STATED EXERCISE: Transcribe the full listing exactly, and drop every picture.
· · ·
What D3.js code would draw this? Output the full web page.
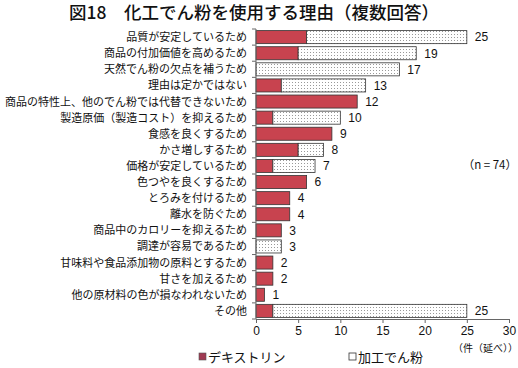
<!DOCTYPE html>
<html><head><meta charset="utf-8">
<script src="https://cdn.jsdelivr.net/npm/d3@7"></script>
<style>
body{margin:0;background:#fff;}
svg{display:block;font-family:"Noto Sans CJK JP","Noto Sans CJK SC",sans-serif;}
</style></head>
<body><svg id="c" width="518" height="368"></svg>
<script>
const categories = ["品質が安定しているため","商品の付加価値を高めるため","天然でん粉の欠点を補うため","理由は定かではない","商品の特性上、他のでん粉では代替できないため","製造原価（製造コスト）を抑えるため","食感を良くするため","かさ増しするため","価格が安定しているため","色つやを良くするため","とろみを付けるため","離水を防ぐため","商品中のカロリーを抑えるため","調達が容易であるため","甘味料や食品添加物の原料とするため","甘さを加えるため","他の原材料の色が損なわれないため","その他"];
const dextrin = [6,5,0,3,12,2,9,5,2,6,4,4,3,0,2,2,1,2];
const modified = [19,14,17,10,0,8,0,3,5,0,0,0,0,3,0,0,0,23];
const seriesNames = ["デキストリン","加工でん粉"];
const xTicks = [0,5,10,15,20,25,30];
const title = "図18　化工でん粉を使用する理由（複数回答）";
const nNote = "（n = 74）";
const unitNote = "（件（延べ））";

const svg = d3.select("#c");
const defs = svg.append("defs");
const pat = defs.append("pattern").attr("id","dots").attr("patternUnits","userSpaceOnUse").attr("width",3).attr("height",3);
pat.append("rect").attr("width",3).attr("height",3).attr("fill","#fff");
pat.append("rect").attr("x",1).attr("y",1).attr("width",1).attr("height",1).attr("fill","#999");

const x = d3.scaleLinear().domain([0,30]).range([256,509]);
const y = d3.scaleBand().domain(categories).range([29,319]).paddingInner(0.19).paddingOuter(0.1);
const red = "#c8434f", stroke = "#333";

svg.append("text").attr("x",254).attr("y",19).attr("text-anchor","middle").attr("font-size",17.5).attr("font-weight",500).attr("fill","#111").text(title);

const g = svg.append("g");
categories.forEach((c,i)=>{
  const yy = y(c), h = y.bandwidth();
  if (dextrin[i]>0) g.append("rect").attr("x",x(0)).attr("y",yy).attr("width",x(dextrin[i])-x(0)).attr("height",h).attr("fill",red).attr("stroke",stroke).attr("stroke-width",0.8);
  if (modified[i]>0) g.append("rect").attr("x",x(dextrin[i])).attr("y",yy).attr("width",x(dextrin[i]+modified[i])-x(dextrin[i])).attr("height",h).attr("fill","url(#dots)").attr("stroke",stroke).attr("stroke-width",0.8);
  g.append("text").attr("x",x(dextrin[i]+modified[i])+8).attr("y",yy+h/2).attr("dy","0.36em").attr("font-size",12).attr("font-family","Liberation Sans, Arial, sans-serif").attr("fill","#111").text(dextrin[i]+modified[i]);
  g.append("text").attr("x",247).attr("y",yy+h/2).attr("dy","0.36em").attr("text-anchor","end").attr("font-size",11).attr("fill","#111").text(c);
});

const yTop = 29, yBot = 319;
svg.append("line").attr("x1",256).attr("x2",256).attr("y1",yTop).attr("y2",yBot).attr("stroke","#666");
for (let k=0;k<=categories.length;k++){
  const yy = yTop + (yBot-yTop)*k/categories.length;
  svg.append("line").attr("x1",252).attr("x2",256).attr("y1",yy).attr("y2",yy).attr("stroke","#666");
}
const ax = svg.append("g").attr("transform",`translate(0,${yBot})`).call(d3.axisBottom(x).tickValues(xTicks).tickSize(4).tickPadding(3));
ax.select(".domain").attr("stroke","#666");
ax.selectAll(".tick line").attr("stroke","#666");
ax.selectAll(".tick text").attr("font-size",12).attr("font-family","Liberation Sans, Arial, sans-serif").attr("fill","#111");

svg.append("text").attr("x",517).attr("y",169).attr("text-anchor","end").attr("font-size",11.5).attr("fill","#111").text(nNote);
svg.append("text").attr("x",518).attr("y",352).attr("text-anchor","end").attr("font-size",10).attr("fill","#111").text(unitNote);

svg.append("rect").attr("x",199).attr("y",353).attr("width",7).attr("height",7).attr("fill","#a03a52").attr("stroke","#555").attr("stroke-width",0.6);
svg.append("text").attr("x",208).attr("y",357).attr("dy","0.36em").attr("font-size",13).attr("fill","#111").text(seriesNames[0]);
svg.append("rect").attr("x",349).attr("y",353).attr("width",7).attr("height",7).attr("fill","#fff").attr("stroke","#333").attr("stroke-width",0.8);
svg.append("text").attr("x",358).attr("y",357).attr("dy","0.36em").attr("font-size",13).attr("fill","#111").text(seriesNames[1]);
</script></body></html>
· · ·
EXERCISE OUTPUT:
What D3.js code would draw this? Output the full web page.
<!DOCTYPE html>
<html><head><meta charset="utf-8">
<script src="https://cdn.jsdelivr.net/npm/d3@7"></script>
<style>
body{margin:0;background:#fff;}
svg{display:block;font-family:"Noto Sans CJK JP","Noto Sans CJK SC",sans-serif;}
</style></head>
<body><svg id="c" width="518" height="368"></svg>
<script>
const categories = ["品質が安定しているため","商品の付加価値を高めるため","天然でん粉の欠点を補うため","理由は定かではない","商品の特性上、他のでん粉では代替できないため","製造原価（製造コスト）を抑えるため","食感を良くするため","かさ増しするため","価格が安定しているため","色つやを良くするため","とろみを付けるため","離水を防ぐため","商品中のカロリーを抑えるため","調達が容易であるため","甘味料や食品添加物の原料とするため","甘さを加えるため","他の原材料の色が損なわれないため","その他"];
const dextrin = [6,5,0,3,12,2,9,5,2,6,4,4,3,0,2,2,1,2];
const modified = [19,14,17,10,0,8,0,3,5,0,0,0,0,3,0,0,0,23];
const seriesNames = ["デキストリン","加工でん粉"];
const xTicks = [0,5,10,15,20,25,30];
const title = "図18　化工でん粉を使用する理由（複数回答）";
const nNote = "（n = 74）";
const unitNote = "（件（延べ））";

const svg = d3.select("#c");
const defs = svg.append("defs");
const pat = defs.append("pattern").attr("id","dots").attr("patternUnits","userSpaceOnUse").attr("width",3).attr("height",3);
pat.append("rect").attr("width",3).attr("height",3).attr("fill","#fff");
pat.append("rect").attr("x",1).attr("y",1).attr("width",1).attr("height",1).attr("fill","#999");

const x = d3.scaleLinear().domain([0,30]).range([256,509]);
const y = d3.scaleBand().domain(categories).range([29,319]).paddingInner(0.19).paddingOuter(0.1);
const red = "#c8434f", stroke = "#333";

svg.append("text").attr("x",254).attr("y",19).attr("text-anchor","middle").attr("font-size",17.5).attr("font-weight",500).attr("fill","#111").text(title);

const g = svg.append("g");
categories.forEach((c,i)=>{
  const yy = y(c), h = y.bandwidth();
  if (dextrin[i]>0) g.append("rect").attr("x",x(0)).attr("y",yy).attr("width",x(dextrin[i])-x(0)).attr("height",h).attr("fill",red).attr("stroke",stroke).attr("stroke-width",0.8);
  if (modified[i]>0) g.append("rect").attr("x",x(dextrin[i])).attr("y",yy).attr("width",x(dextrin[i]+modified[i])-x(dextrin[i])).attr("height",h).attr("fill","url(#dots)").attr("stroke",stroke).attr("stroke-width",0.8);
  g.append("text").attr("x",x(dextrin[i]+modified[i])+8).attr("y",yy+h/2).attr("dy","0.36em").attr("font-size",12).attr("font-family","Liberation Sans, Arial, sans-serif").attr("fill","#111").text(dextrin[i]+modified[i]);
  g.append("text").attr("x",247).attr("y",yy+h/2).attr("dy","0.36em").attr("text-anchor","end").attr("font-size",11).attr("fill","#111").text(c);
});

const yTop = 29, yBot = 319;
svg.append("line").attr("x1",256).attr("x2",256).attr("y1",yTop).attr("y2",yBot).attr("stroke","#666");
for (let k=0;k<=categories.length;k++){
  const yy = yTop + (yBot-yTop)*k/categories.length;
  svg.append("line").attr("x1",252).attr("x2",256).attr("y1",yy).attr("y2",yy).attr("stroke","#666");
}
const ax = svg.append("g").attr("transform",`translate(0,${yBot})`).call(d3.axisBottom(x).tickValues(xTicks).tickSize(4).tickPadding(3));
ax.select(".domain").attr("stroke","#666");
ax.selectAll(".tick line").attr("stroke","#666");
ax.selectAll(".tick text").attr("font-size",12).attr("font-family","Liberation Sans, Arial, sans-serif").attr("fill","#111");

svg.append("text").attr("x",517).attr("y",169).attr("text-anchor","end").attr("font-size",11.5).attr("fill","#111").text(nNote);
svg.append("text").attr("x",518).attr("y",352).attr("text-anchor","end").attr("font-size",10).attr("fill","#111").text(unitNote);

svg.append("rect").attr("x",199).attr("y",353).attr("width",7).attr("height",7).attr("fill","#a03a52").attr("stroke","#555").attr("stroke-width",0.6);
svg.append("text").attr("x",208).attr("y",357).attr("dy","0.36em").attr("font-size",13).attr("fill","#111").text(seriesNames[0]);
svg.append("rect").attr("x",349).attr("y",353).attr("width",7).attr("height",7).attr("fill","#fff").attr("stroke","#333").attr("stroke-width",0.8);
svg.append("text").attr("x",358).attr("y",357).attr("dy","0.36em").attr("font-size",13).attr("fill","#111").text(seriesNames[1]);
</script></body></html>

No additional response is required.